Петр Вайль: «После переезда в Америку я перестал бояться»

Последний год жизни проведя Вайль провел в состоянии комы, произошедшей в результате инфаркта. Петр Вайль родился в Риге. В своей книге «Карта родины», опубликованной в 2007 году, он писал: «Я родился в первой половине прошлого века. Так выглядит 1949 год из нынешних дней. Так время помещает тебя без спросу в эпос. Пространство — в историю. Москвич-отец с эльзасскими корнями и ашхабадка-мать из тамбовских молокан поженились в Германии, я родился в Риге, много лет прожил в Нью-Йорке, эти строки пишу в Праге».

До отъезда за границу Петр Вайль успел поработать грузчиком, рабочим на кладбище, пожарным, и, наконец, по профессии — журналистом, в латышской комсомольской газете «Советская молодежь». Он эмигрировал в 1977 году, вслед за своим другом, филологом Генисом, с которым познакомился в конце 1960-х через старшего брата. Причиной называл то, что слишком хорошо представлял себе свое тоскливое будущее в СССР, и это очень угнетало. Сначала друзья жили под Римом, потом перебрались в США, где вошли в круг эмигрантов «третьей волны».

– Хочу Вас расспросить об эмиграции. Мне интересно, Вам было страшно ехать в эмиграцию?

– Нет, страшно не было, хотя я ехал не один, а с женой и сыном. Но я еще дома как-то посмотрел, подумал, что есть русскоязычные газеты, журналы, вот даже издательский дом имени Чехова, и представил себе, что приду в какое-то здание и попрошусь на любую работу, например, для начала корректором. Кстати, потом оказалось, что такого издательского дома давно нет, но все равно работу я нашел достаточно быстро. Буквально через пару дней после нашего приезда я взял две байки, которые написал еще будучи в Италии в ожидание американской визы, и с сынишкой пошел пешком – денег на транспорт не было – довольно-таки далеко, кварталов пятьдесят, в русскоязычную газету «Новое русское слово» – орган еще первой волны эмиграции, махровая антисоветская газета была.
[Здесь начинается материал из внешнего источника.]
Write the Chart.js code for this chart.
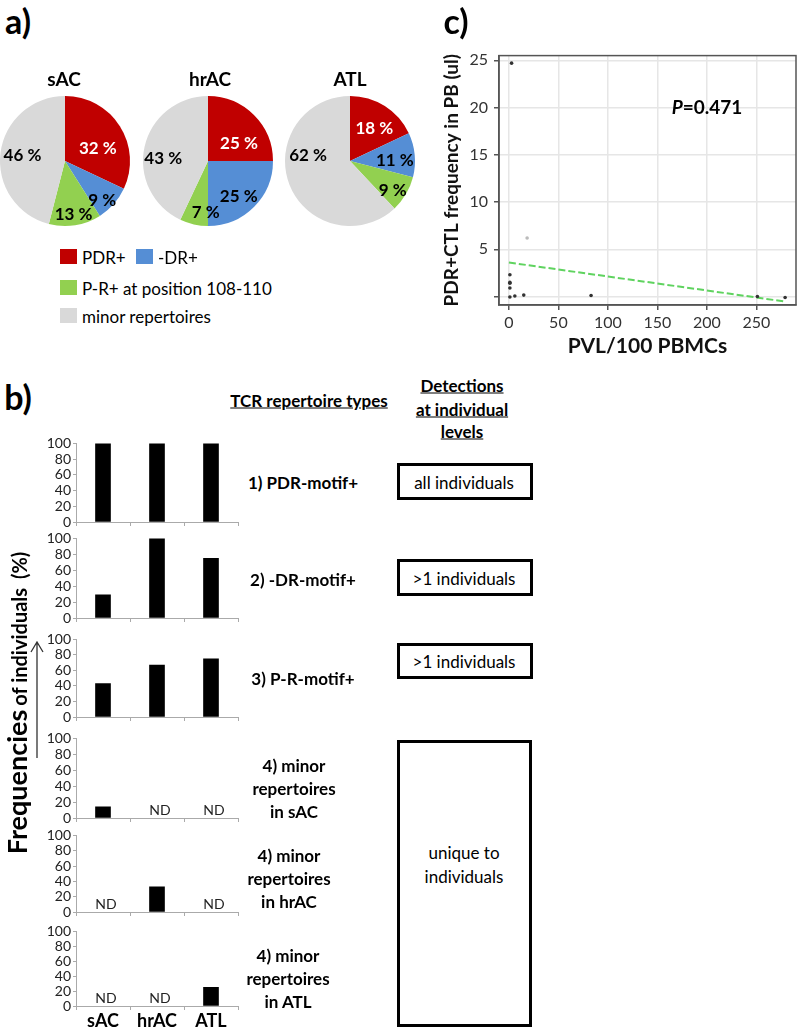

Статьи взяли, а уже через две недели меня приняли в штат.

– Понятно, если человек приносит две заметки и его берут в штат, это значит, что он обладает профессией, и в этот момент вы перестали бояться?

– Ну, боялся я всего полтора дня или того меньше. Мы прилетели в Штаты в начале января 1978 года, 5 января. Нас поселили в отеле «Сан-Джордж» на краю Бруклина, на другом берегу от Манхеттена, этаж был то ли 11, то ли 12, маленькое окошко с видом на Манхеттен, и когда я увидел этот вид… Я и сейчас считаю, что это один из самых захватывающих видов, а тогда! Да же не знаю, это все равно, что я смотрел бы на Марс! Я подумал: «Мама дорогая! Куда я приехал?! Что я здесь делаю?! Здесь все какое-то чужое, непонятное и в этот момент я испугался. А на следующий день с утра спустился вниз, пошел в супермаркет и с изумлением узнал, что по воскресеньям в штате Нью-Йорк не продают спиртные напитки, и даже пиво продают только после 12 часов, когда заканчиваются церковные службы. Я страшно огорчился и обиделся на штат Нью-Йорк, с трудом дождался 12 часов, купил связку из 6 банок пива, выпил, немного отошел и успокоился.

– А пока ехали, были в Вене, в Италии, ждали визу?

– Ну что вы! Там было так интересно! Я объездил автостопом половину Италии, в Вене бегал по музеям! Это ж такое удовольствие было! А еще в декабре 1977 года поехал уже на поезде на биеналле в Венецию, познакомился с Синявским, Галичем, Бродским! Легендарные имена!

– Это было какое-то знамение – встреча с Бродским, да на таком перепутье?

– Я не знаю знамение это или не знамение, тогда я даже не знал, как это воспринимать.

– Но эта встреча Вам потом пригодилась в Нью-Йорке?

– Нет, совсем нет. Уже много лет спустя, когда мы снова встретились с Бродским. Я ему напомнил о Венеции, и он даже вспомнил ту нашу встречу, но тогда эта встреча никакого продолжения не имела. Если я и видел его в следующие годы где-нибудь в Нью-Йорке, то просто «здрасьте-здрасьте» и все.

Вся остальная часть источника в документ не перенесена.